‘Tis the season for presidential pardons, and although yesterday’s list of lucky convicts was about as exciting as a lump of coal, the Office of Legal Counsel did its best to liven things up with a stocking stuffer of its own – a memo on the pardon power that’s left some legal experts scratching their heads.
The August 2006 memo, issued during the heated run-up to the trial of former White House aide Scooter Libby, tackles the question of whether a presidential pardon would automatically expunge the official judicial and executive branch records of a crime.
The answer, in short, is no. Tracing case law back to the aftermath of the Civil War, the opinion concludes that “a pardon and expungement are distinct actions.” Pardons can offer forgiveness, it explains, but they don’t exonerate anyone.
There is a caveat. While expungement isn’t automatic, the memo theorizes that the president could ask an executive branch agency to either seal or destroy its record of a case. “We believe that order would have the effect intended, subject to any statutory constraints on executive record keeping,” the memo says.
The document never makes clear exactly what expungement would entail. While it at times uses the phrase “seal or destroy” in place of “expunge,” it admits that the term has meant different things in different states and never settles how it would translate on the federal level.
Nevertheless, the mere suggestion that the president could seal off or shred records of a criminal investigation leaves legal observers flummoxed.
“It’s news to me that you can have a record expunged at the federal level,” says P.S. Ruckman, a political science professor at Illinois’ Rock Valley College who has written extensively on presidential pardon powers. “I’ve never even heard anybody mention that.”
Margaret Love, a former U.S. pardon attorney in the Clinton administration, says she could not recall ever discussing the idea of expunging federal records. She adds that she also found the memo’s use of the words “seal or destroy” perplexing.
“I don’t know of a single jurisdiction in this country, with the possible exception of Connecticut under limited circumstances after a certain period of time, [where] they actually destroy records,” she says.
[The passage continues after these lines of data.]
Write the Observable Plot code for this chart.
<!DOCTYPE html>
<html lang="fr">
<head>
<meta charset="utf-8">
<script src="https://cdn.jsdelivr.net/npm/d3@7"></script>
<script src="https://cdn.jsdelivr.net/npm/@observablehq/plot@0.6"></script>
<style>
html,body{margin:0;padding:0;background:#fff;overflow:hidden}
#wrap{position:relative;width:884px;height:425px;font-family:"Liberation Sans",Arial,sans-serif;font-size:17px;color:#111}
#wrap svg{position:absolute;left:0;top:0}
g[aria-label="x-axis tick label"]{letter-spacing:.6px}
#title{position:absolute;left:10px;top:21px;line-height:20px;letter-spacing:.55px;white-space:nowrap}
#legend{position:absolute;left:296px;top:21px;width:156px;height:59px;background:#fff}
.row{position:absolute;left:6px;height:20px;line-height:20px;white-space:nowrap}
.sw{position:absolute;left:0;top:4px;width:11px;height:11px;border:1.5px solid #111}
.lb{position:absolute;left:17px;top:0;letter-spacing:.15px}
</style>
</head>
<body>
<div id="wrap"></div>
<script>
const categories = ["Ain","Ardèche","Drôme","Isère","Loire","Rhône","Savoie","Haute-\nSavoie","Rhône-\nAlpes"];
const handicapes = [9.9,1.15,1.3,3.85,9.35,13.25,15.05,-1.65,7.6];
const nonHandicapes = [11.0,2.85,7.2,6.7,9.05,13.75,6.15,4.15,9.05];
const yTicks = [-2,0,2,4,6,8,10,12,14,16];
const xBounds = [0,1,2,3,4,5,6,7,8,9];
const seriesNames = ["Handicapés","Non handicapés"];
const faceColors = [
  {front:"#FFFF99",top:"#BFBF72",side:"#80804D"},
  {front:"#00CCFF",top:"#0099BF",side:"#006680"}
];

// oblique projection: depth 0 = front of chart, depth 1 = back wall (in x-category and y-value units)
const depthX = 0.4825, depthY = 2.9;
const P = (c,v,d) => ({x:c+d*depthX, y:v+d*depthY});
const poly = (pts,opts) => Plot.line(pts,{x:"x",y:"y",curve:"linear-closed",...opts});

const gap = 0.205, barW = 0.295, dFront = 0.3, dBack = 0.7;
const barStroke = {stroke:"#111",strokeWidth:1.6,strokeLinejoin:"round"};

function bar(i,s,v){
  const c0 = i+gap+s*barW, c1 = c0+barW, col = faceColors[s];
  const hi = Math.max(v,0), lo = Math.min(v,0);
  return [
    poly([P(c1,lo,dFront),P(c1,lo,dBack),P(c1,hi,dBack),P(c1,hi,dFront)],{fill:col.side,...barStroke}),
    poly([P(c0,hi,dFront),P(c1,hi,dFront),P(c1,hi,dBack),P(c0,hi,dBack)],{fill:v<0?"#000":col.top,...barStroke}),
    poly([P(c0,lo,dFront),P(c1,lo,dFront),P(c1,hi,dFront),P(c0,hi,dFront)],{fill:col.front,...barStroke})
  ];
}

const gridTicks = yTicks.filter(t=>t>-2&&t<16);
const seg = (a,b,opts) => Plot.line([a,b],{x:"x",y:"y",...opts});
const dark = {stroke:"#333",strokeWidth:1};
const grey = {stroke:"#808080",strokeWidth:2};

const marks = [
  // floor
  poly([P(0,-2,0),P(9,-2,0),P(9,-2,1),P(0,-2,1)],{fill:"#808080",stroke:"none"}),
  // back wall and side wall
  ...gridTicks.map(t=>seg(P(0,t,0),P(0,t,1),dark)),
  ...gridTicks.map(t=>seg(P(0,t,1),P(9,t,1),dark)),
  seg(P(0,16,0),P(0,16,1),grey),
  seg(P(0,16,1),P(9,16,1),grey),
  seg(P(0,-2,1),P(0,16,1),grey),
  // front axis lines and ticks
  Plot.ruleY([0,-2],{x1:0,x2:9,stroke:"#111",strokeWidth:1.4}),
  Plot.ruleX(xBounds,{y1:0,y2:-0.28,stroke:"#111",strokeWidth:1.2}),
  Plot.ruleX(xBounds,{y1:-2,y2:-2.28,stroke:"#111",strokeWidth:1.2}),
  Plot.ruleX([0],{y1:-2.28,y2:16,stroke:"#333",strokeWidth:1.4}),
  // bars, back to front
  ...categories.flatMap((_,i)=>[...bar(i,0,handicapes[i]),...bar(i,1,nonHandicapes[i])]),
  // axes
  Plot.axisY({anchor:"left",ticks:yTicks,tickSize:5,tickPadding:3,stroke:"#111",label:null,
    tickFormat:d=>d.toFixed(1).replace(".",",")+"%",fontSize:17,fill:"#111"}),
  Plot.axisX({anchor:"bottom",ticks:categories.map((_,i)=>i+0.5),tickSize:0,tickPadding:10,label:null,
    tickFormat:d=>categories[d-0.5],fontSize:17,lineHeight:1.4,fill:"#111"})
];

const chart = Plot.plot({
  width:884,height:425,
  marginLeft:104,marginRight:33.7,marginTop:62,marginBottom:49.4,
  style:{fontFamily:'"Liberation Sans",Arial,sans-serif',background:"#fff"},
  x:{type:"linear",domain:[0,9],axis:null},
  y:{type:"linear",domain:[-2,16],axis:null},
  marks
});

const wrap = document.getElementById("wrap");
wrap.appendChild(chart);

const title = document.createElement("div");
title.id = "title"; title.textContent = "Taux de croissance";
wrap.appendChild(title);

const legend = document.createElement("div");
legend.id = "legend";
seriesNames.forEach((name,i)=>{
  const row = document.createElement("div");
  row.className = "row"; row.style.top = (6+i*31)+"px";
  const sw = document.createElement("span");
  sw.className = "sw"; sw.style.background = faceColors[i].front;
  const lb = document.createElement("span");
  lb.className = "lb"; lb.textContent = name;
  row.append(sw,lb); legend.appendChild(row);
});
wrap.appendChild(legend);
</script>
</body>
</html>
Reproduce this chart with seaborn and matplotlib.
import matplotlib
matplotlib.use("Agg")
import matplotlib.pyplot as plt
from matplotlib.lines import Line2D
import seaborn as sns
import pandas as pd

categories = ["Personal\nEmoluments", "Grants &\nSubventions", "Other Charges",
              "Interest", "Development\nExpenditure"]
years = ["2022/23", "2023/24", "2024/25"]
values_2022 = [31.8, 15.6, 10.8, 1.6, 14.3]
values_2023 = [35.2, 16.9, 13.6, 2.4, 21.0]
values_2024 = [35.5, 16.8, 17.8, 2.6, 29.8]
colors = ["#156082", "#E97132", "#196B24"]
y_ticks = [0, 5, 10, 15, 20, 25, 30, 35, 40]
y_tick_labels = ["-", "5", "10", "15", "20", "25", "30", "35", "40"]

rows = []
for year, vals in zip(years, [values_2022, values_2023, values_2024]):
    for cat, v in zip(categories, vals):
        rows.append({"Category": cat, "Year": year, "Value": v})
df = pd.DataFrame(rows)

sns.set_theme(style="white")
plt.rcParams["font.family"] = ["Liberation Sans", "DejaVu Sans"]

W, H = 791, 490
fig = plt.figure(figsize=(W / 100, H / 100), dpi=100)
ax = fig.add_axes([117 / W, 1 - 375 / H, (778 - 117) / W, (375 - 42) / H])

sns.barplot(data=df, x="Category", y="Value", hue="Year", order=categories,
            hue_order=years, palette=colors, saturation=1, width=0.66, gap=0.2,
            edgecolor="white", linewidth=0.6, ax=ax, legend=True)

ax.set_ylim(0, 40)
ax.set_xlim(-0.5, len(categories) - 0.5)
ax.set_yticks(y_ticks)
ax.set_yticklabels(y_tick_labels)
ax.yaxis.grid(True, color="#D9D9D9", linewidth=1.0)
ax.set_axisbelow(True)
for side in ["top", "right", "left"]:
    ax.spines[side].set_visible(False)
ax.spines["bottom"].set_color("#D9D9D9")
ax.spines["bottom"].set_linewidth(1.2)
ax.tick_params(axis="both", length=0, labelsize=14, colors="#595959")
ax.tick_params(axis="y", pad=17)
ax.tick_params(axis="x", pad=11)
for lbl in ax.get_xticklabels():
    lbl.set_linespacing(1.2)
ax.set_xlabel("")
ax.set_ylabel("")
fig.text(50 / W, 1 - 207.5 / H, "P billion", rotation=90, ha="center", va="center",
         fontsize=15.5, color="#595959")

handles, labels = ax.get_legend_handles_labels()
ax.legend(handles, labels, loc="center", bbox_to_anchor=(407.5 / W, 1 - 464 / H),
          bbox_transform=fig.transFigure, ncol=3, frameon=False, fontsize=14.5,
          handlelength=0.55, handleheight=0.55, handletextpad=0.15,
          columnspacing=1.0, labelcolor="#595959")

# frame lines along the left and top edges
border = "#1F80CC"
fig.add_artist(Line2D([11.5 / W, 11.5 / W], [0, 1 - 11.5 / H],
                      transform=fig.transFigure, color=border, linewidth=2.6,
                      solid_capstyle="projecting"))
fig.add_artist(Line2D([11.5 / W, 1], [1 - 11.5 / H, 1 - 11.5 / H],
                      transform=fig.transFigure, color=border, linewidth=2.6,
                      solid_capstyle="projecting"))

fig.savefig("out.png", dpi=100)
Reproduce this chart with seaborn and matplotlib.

The memo is addressed to Roger Adams, who served as President George W. Bush’s pardon attorney until resigning in February of this year. It was first requested in June 2005, when the investigation into who had leaked the name of CIA operative Valerie Plame was still ongoing, but before any indictments had been handed down.
Love says she is somewhat skeptical that a pardon attorney would even request the memo.
“Somebody [else] must have asked this question,” she says. “Because it’s not something the pardon attorney would have asked.”